Key characteristics of post-Fordism include:

  • Flexible production systems using information technology and automation.
  • Precarious labor and the rise of part-time or contract work.
  • Financialization of capital, where profits derive increasingly from financial markets.
  • Global outsourcing and just-in-time production.
  • Cultural individualism, celebrating entrepreneurship and self-optimization.

Regulation theory interprets this transformation as a shift not merely in technology but in the social foundations of capitalism itself. The transition to post-Fordism involved new modes of governance, new ideologies of work, and new forms of social inequality.

The Role of the State in Regulation

Contrary to simplistic notions of laissez-faire capitalism, regulation theory underscores that markets cannot function without active regulatory institutions. The state, in this perspective, is not an external force acting upon the economy but an internal component of capitalist regulation.

During Fordism, the state served as a stabilizing actor—managing demand, investing in infrastructure, and promoting social welfare. The Keynesian consensus reflected a belief in the state’s ability to mediate between capital and labor. In post-Fordism, however, the state’s role transformed. Neoliberalism redefined state power toward promoting competitiveness, deregulation, and fiscal austerity.
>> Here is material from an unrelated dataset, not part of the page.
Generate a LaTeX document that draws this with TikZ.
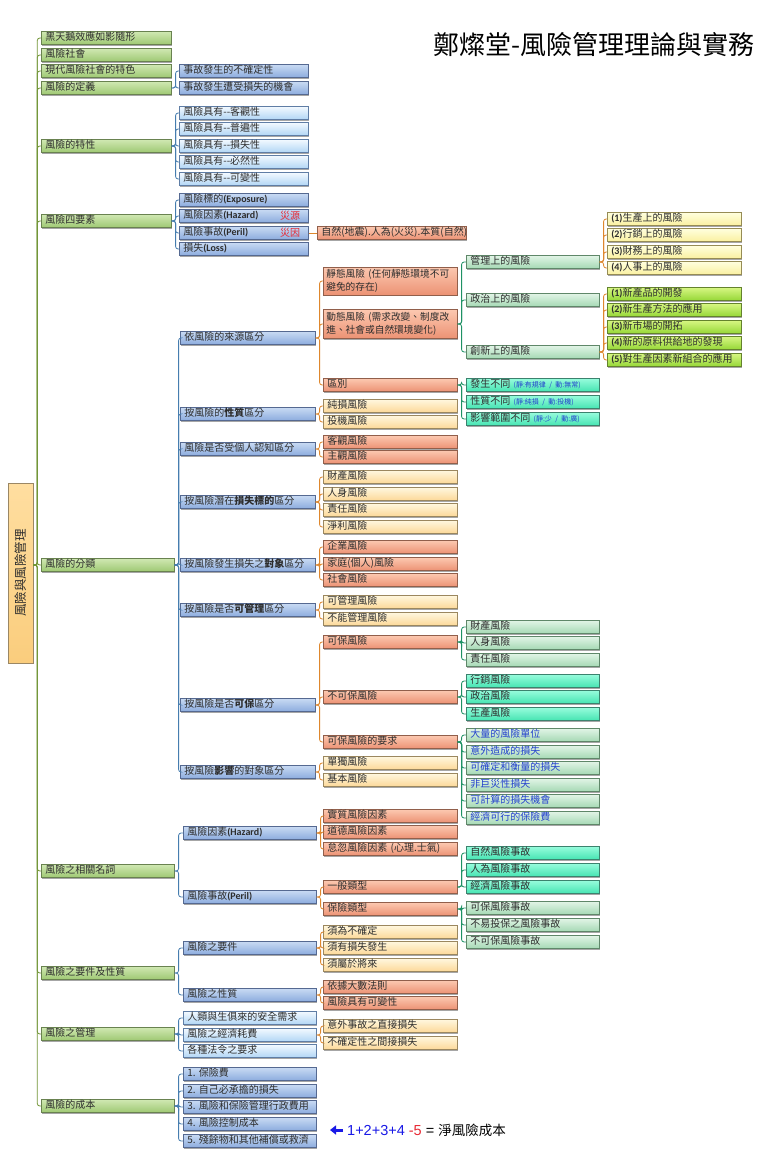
\documentclass[tikz,border=0pt]{standalone}
\usepackage{fontspec}
\usepackage{graphicx}
\setmainfont{Noto Sans CJK TC}
\newfontfamily\lat{Carlito}
\newfontfamily\arl{Liberation Sans}
\usetikzlibrary{shadows,arrows.meta}
\frenchspacing
\definecolor{txt}{RGB}{45,45,45}
\definecolor{gBd}{RGB}{105,130,80}
\definecolor{gT}{RGB}{208,232,178}
\definecolor{gB}{RGB}{158,200,115}
\definecolor{bBd}{RGB}{85,105,145}
\definecolor{bT}{RGB}{200,218,243}
\definecolor{bB}{RGB}{140,172,222}
\definecolor{lbBd}{RGB}{95,125,165}
\definecolor{lbT}{RGB}{242,249,255}
\definecolor{lbB}{RGB}{178,214,245}
\definecolor{sBd}{RGB}{145,95,75}
\definecolor{sT}{RGB}{252,200,176}
\definecolor{sB}{RGB}{236,146,116}
\definecolor{pBd}{RGB}{155,135,95}
\definecolor{pT}{RGB}{255,247,222}
\definecolor{pB}{RGB}{252,216,152}
\definecolor{mBd}{RGB}{95,135,105}
\definecolor{mT}{RGB}{225,244,230}
\definecolor{mB}{RGB}{165,217,180}
\definecolor{yBd}{RGB}{150,140,85}
\definecolor{yT}{RGB}{255,255,222}
\definecolor{yB}{RGB}{250,240,160}
\definecolor{limBd}{RGB}{100,130,45}
\definecolor{limT}{RGB}{214,246,130}
\definecolor{limB}{RGB}{150,215,55}
\definecolor{aBd}{RGB}{60,130,110}
\definecolor{aT}{RGB}{150,252,220}
\definecolor{aB}{RGB}{70,228,178}
\definecolor{rBd}{RGB}{155,135,100}
\definecolor{rT}{RGB}{255,222,160}
\definecolor{rB}{RGB}{250,205,125}
\definecolor{cTr}{RGB}{115,150,55}
\definecolor{cBl}{RGB}{70,125,175}
\definecolor{cOr}{RGB}{222,135,45}
\definecolor{cGr}{RGB}{30,145,100}
\definecolor{blu}{RGB}{35,65,205}
\definecolor{blu2}{RGB}{25,25,230}
\definecolor{redl}{RGB}{232,40,50}
\newcommand\lb[1]{{\lat\bfseries #1}}
\newcommand\sm[1]{{\fontsize{7}{8}\selectfont\color{blu}#1}}
\tikzset{
 bx/.style={rectangle, anchor=west, draw=#1, line width=0.6pt, inner xsep=4pt, inner ysep=0pt,
   minimum height=13pt, text height=7.6pt, text depth=2.4pt, align=left, text=txt,
   font=\fontsize{10}{12}\selectfont,
   drop shadow={shadow xshift=0.9pt, shadow yshift=-1.3pt, opacity=0.35, fill=black}},
 G/.style={bx=gBd, top color=gT, bottom color=gB},
 B/.style={bx=bBd, top color=bT, bottom color=bB},
 LB/.style={bx=lbBd, top color=lbT, bottom color=lbB},
 S/.style={bx=sBd, top color=sT, bottom color=sB},
 P/.style={bx=pBd, top color=pT, bottom color=pB},
 M/.style={bx=mBd, top color=mT, bottom color=mB},
 Y/.style={bx=yBd, top color=yT, bottom color=yB},
 LM/.style={bx=limBd, top color=limT, bottom color=limB},
 A/.style={bx=aBd, top color=aT, bottom color=aB},
 two/.style={text height=, text depth=, minimum height=#1pt, inner ysep=2pt, inner xsep=3pt,
   text width=128pt, font=\fontsize{9.7}{12.5}\selectfont},
 W1/.style={text width=122pt},
 W1b/.style={text width=125pt},
 W2a/.style={text width=121pt},
 W2b/.style={text width=127pt},
 W2c/.style={text width=125pt},
 W3/.style={text width=126pt},
 WN/.style={text width=141pt},
 W4/.style={text width=125pt},
 W5/.style={text width=126pt},
 cn/.style={line width=0.8pt, rounded corners=2.5pt},
}
\newcommand\myfan[3]{\foreach \c in {#3} \draw[cn,#1] (#2.east) -- ++(4,0) |- (\c.west);}
\begin{document}
\begin{tikzpicture}[x=1pt,y=-1pt]
\useasboundingbox (0,0) rectangle (757,1159);
\fill[white] (0,0) rectangle (757,1159);

\node[font=\fontsize{26}{29}\selectfont, anchor=east, text=black, inner sep=0pt] (title) at (755,45) {鄭燦堂-風險管理理論與實務};

\node[rectangle, draw=rBd, line width=0.6pt, top color=rT, bottom color=rB, minimum width=25pt, minimum height=180pt, inner sep=0pt, text=txt,
  drop shadow={shadow xshift=0.9pt, shadow yshift=-1.3pt, opacity=0.35, fill=black}] (root) at (20.5,573) {\rotatebox{90}{\fontsize{12.5}{14}\selectfont 風險與風險管理}};

% level 1
\node[G,W1] (a1) at (41,38) {黑天鵝效應如影隨形};
\node[G,W1] (a2) at (41,55) {風險社會};
\node[G,W1] (a3) at (41,71) {現代風險社會的特色};
\node[G,W1] (a4) at (41,88) {風險的定義};
\node[G,W1] (a5) at (41,146) {風險的特性};
\node[G,W1] (a6) at (41,221) {風險四要素};
\node[G,W1b] (a7) at (41,565) {風險的分類};
\node[G,W1b] (a8) at (41,871) {風險之相關名詞};
\node[G,W1b] (a9) at (41,973) {風險之要件及性質};
\node[G,W1b] (a10) at (41,1034) {風險之管理};
\node[G,W1b] (a11) at (41,1106) {風險的成本};

% definition
\node[B,W2a] (d1) at (179,71) {事故發生的不確定性};
\node[B,W2a] (d2) at (179,88) {事故發生遭受損失的機會};
% characteristics
\node[LB,W2a] (t1) at (179,113) {風險具有-{}-客觀性};
\node[LB,W2a] (t2) at (179,129) {風險具有-{}-普遍性};
\node[LB,W2a] (t3) at (179,146) {風險具有-{}-損失性};
\node[LB,W2a] (t4) at (179,162) {風險具有-{}-必然性};
\node[LB,W2a] (t5) at (179,179) {風險具有-{}-可變性};
% four elements
\node[B,W2a] (f1) at (179,200) {風險標的\lb{(Exposure)}};
\node[B,W2a] (f2) at (179,216) {風險因素\lb{(Hazard)}};
\node[B,W2a] (f3) at (179,233) {風險事故\lb{(Peril)}};
\node[B,W2a] (f4) at (179,249) {損失\lb{(Loss)}};
\node[anchor=west, inner sep=0pt, text=redl, font=\fontsize{10}{12}\selectfont] (zy) at (280,216) {災源};
\node[anchor=west, inner sep=0pt, text=redl, font=\fontsize{10}{12}\selectfont] (zi) at (280,233) {災因};
\node[S,WN] (nat) at (317,233) {自然(地震).人為(火災).本質(自然)};

% classification level 2
\node[B,W2b] (c1) at (180,338) {依風險的來源區分};
\node[B,W2b] (c2) at (180,414) {按風險的\textbf{性質}區分};
\node[B,W2b] (c3) at (180,449) {風險是否受個人認知區分};
\node[B,W2b] (c4) at (180,502) {按風險潛在\textbf{損失標的}區分};
\node[B,W2b] (c5) at (180,565) {按風險發生損失之\textbf{對象}區分};
\node[B,W2b] (c6) at (180,610) {按風險是否\textbf{可管理}區分};
\node[B,W2b] (c7) at (180,705) {按風險是否\textbf{可保}區分};
\node[B,W2b] (c8) at (180,772) {按風險\textbf{影響}的對象區分};

% classification level 3
\node[S,two=28] (s1) at (323,281) {靜態風險 (任何靜態環境不可\\避免的存在)};
\node[S,two=29] (s2) at (323,324) {動態風險 (需求改變、制度改\\進、社會或自然環境變化)};
\node[S,W3] (s3) at (323,385) {區別};
\node[P,W3] (n1) at (323,406) {純損風險};
\node[P,W3] (n2) at (323,422) {投機風險};
\node[S,W3] (p1) at (323,442) {客觀風險};
\node[S,W3] (p2) at (323,457) {主觀風險};
\node[P,W3] (q1) at (323,477) {財產風險};
\node[P,W3] (q2) at (323,494) {人身風險};
\node[P,W3] (q3) at (323,510) {責任風險};
\node[P,W3] (q4) at (323,527) {淨利風險};
\node[S,W3] (r1) at (323,547) {企業風險};
\node[S,W3] (r2) at (323,564) {家庭(個人)風險};
\node[S,W3] (r3) at (323,580) {社會風險};
\node[P,W3] (m1) at (323,602) {可管理風險};
\node[P,W3] (m2) at (323,619) {不能管理風險};
\node[S,W3] (i1) at (323,642) {可保風險};
\node[S,W3] (i2) at (323,697) {不可保風險};
\node[S,W3] (i3) at (323,742) {可保風險的要求};
\node[P,W3] (o1) at (323,763) {單獨風險};
\node[P,W3] (o2) at (323,780) {基本風險};

% level 4
\node[M,W4] (g1) at (466,262) {管理上的風險};
\node[M,W4] (g2) at (466,300) {政治上的風險};
\node[M,W4] (g3) at (466,352) {創新上的風險};
\node[A,W4] (k1) at (466,385) {發生不同 \sm{(靜:有規律 / 動:無常)}};
\node[A,W4] (k2) at (466,402) {性質不同 \sm{(靜:純損 / 動:投機)}};
\node[A,W4] (k3) at (466,419) {影響範圍不同 \sm{(靜:少 / 動:廣)}};
\node[M,W4] (h1) at (466,627) {財產風險};
\node[M,W4] (h2) at (466,643) {人身風險};
\node[M,W4] (h3) at (466,660) {責任風險};
\node[A,W4] (u1) at (466,681) {行銷風險};
\node[A,W4] (u2) at (466,697) {政治風險};
\node[A,W4] (u3) at (466,714) {生產風險};
\node[M,W4,text=blu] (v1) at (466,735) {大量的風險單位};
\node[M,W4,text=blu] (v2) at (466,752) {意外造成的損失};
\node[M,W4,text=blu] (v3) at (466,768) {可確定和衡量的損失};
\node[M,W4,text=blu] (v4) at (466,785) {非巨災性損失};
\node[M,W4,text=blu] (v5) at (466,801) {可計算的損失機會};
\node[M,W4,text=blu] (v6) at (466,818) {經濟可行的保險費};

% level 5
\node[Y,W5] (y1) at (607,219) {\lb{(1)}生產上的風險};
\node[Y,W5] (y2) at (607,235) {\lb{(2)}行銷上的風險};
\node[Y,W5] (y3) at (607,252) {\lb{(3)}財務上的風險};
\node[Y,W5] (y4) at (607,268) {\lb{(4)}人事上的風險};
\node[LM,W5] (z1) at (607,294) {\lb{(1)}新產品的開發};
\node[LM,W5] (z2) at (607,310) {\lb{(2)}新生產方法的應用};
\node[LM,W5] (z3) at (607,327) {\lb{(3)}新市場的開拓};
\node[LM,W5] (z4) at (607,343) {\lb{(4)}新的原料供給地的發現};
\node[LM,W5] (z5) at (607,360) {\lb{(5)}對生產因素新組合的應用};

% related terms
\node[B,W2c] (hh) at (183,833) {風險因素\lb{(Hazard)}};
\node[B,W2c] (pp) at (183,897) {風險事故\lb{(Peril)}};
\node[S,W3] (hz1) at (323,816) {實質風險因素};
\node[S,W3] (hz2) at (323,832) {道德風險因素};
\node[S,W3] (hz3) at (323,849) {怠忽風險因素 (心理.士氣)};
\node[S,W3] (pe1) at (323,887) {一般類型};
\node[S,W3] (pe2) at (323,909) {保險類型};
\node[A,W4] (ge1) at (466,853) {自然風險事故};
\node[A,W4] (ge2) at (466,870) {人為風險事故};
\node[A,W4] (ge3) at (466,887) {經濟風險事故};
\node[M,W4] (ie1) at (466,908) {可保風險事故};
\node[M,W4] (ie2) at (466,925) {不易投保之風險事故};
\node[M,W4] (ie3) at (466,942) {不可保風險事故};

% requirements
\node[B,W2c] (e1) at (183,948) {風險之要件};
\node[B,W2c] (e2) at (183,995) {風險之性質};
\node[P,W3] (ea1) at (323,932) {須為不確定};
\node[P,W3] (ea2) at (323,948) {須有損失發生};
\node[P,W3] (ea3) at (323,965) {須屬於將來};
\node[S,W3] (eb1) at (323,987) {依據大數法則};
\node[S,W3] (eb2) at (323,1003) {風險具有可變性};

% management
\node[LB,W2c] (mg1) at (183,1018) {人類與生俱來的安全需求};
\node[LB,W2c] (mg2) at (183,1035) {風險之經濟耗費};
\node[LB,W2c] (mg3) at (183,1051) {各種法令之要求};
\node[P,W3] (ms1) at (323,1026) {意外事故之直接損失};
\node[P,W3] (ms2) at (323,1043) {不確定性之間接損失};

% cost
\node[B,W2c] (co1) at (183,1074) {1. 保險費};
\node[B,W2c] (co2) at (183,1091) {2. 自己必承擔的損失};
\node[B,W2c] (co3) at (183,1107) {3. 風險和保險管理行政費用};
\node[B,W2c] (co4) at (183,1124) {4. 風險控制成本};
\node[B,W2c] (co5) at (183,1141) {5. 殘餘物和其他補償或救濟};

\node[anchor=west, inner sep=0pt, font=\arl\fontsize{14.5}{16}\selectfont] (ann) at (347,1130)
  {\textcolor{blu2}{1+2+3+4} \textcolor{redl}{-5} = {\rmfamily\fontsize{13.5}{15}\selectfont 淨風險成本}};
\draw[blu2, line width=3pt, -{Triangle[length=6pt,width=9pt]}] ([xshift=-4pt]ann.west) -- ([xshift=-17pt]ann.west);

% connectors
\foreach \c in {a1,a2,a3,a4,a5,a6,a7,a8,a9,a10,a11}
  \draw[cn,cTr] (root.east |- a7.west) -- ++(4,0) |- (\c.west);
\myfan{cBl}{a4}{d1,d2}
\myfan{cBl}{a5}{t1,t2,t3,t4,t5}
\myfan{cBl}{a6}{f1,f2,f3,f4}
\draw[cn,cOr] (f3.east) -- (nat.west);
\myfan{cBl}{a7}{c1,c2,c3,c4,c5,c6,c7,c8}
\myfan{cOr}{c1}{s1,s2,s3}
\myfan{cOr}{c2}{n1,n2}
\myfan{cOr}{c3}{p1,p2}
\myfan{cOr}{c4}{q1,q2,q3,q4}
\myfan{cOr}{c5}{r1,r2,r3}
\myfan{cOr}{c6}{m1,m2}
\myfan{cOr}{c7}{i1,i2,i3}
\myfan{cOr}{c8}{o1,o2}
\myfan{cGr}{s2}{g1,g2,g3}
\myfan{cGr}{s3}{k1,k2,k3}
\myfan{cOr}{g1}{y1,y2,y3,y4}
\myfan{cOr}{g3}{z1,z2,z3,z4,z5}
\myfan{cGr}{i1}{h1,h2,h3}
\myfan{cGr}{i2}{u1,u2,u3}
\myfan{cGr}{i3}{v1,v2,v3,v4,v5,v6}
\myfan{cBl}{a8}{hh,pp}
\myfan{cOr}{hh}{hz1,hz2,hz3}
\myfan{cOr}{pp}{pe1,pe2}
\myfan{cGr}{pe1}{ge1,ge2,ge3}
\myfan{cGr}{pe2}{ie1,ie2,ie3}
\myfan{cBl}{a9}{e1,e2}
\myfan{cOr}{e1}{ea1,ea2,ea3}
\myfan{cOr}{e2}{eb1,eb2}
\myfan{cBl}{a10}{mg1,mg2,mg3}
\myfan{cOr}{mg2}{ms1,ms2}
\myfan{cBl}{a11}{co1,co2,co3,co4,co5}
\end{tikzpicture}
\end{document}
Yet neoliberalism does not imply the absence of regulation—it represents a different mode of regulation. The state continues to enforce property rights, manage monetary policy, and sustain financial markets. International institutions like the IMF and World Bank extend this regulatory logic globally. Regulation theory thus insists that every capitalist system is regulated—what changes are the institutional forms and political ideologies that underpin it.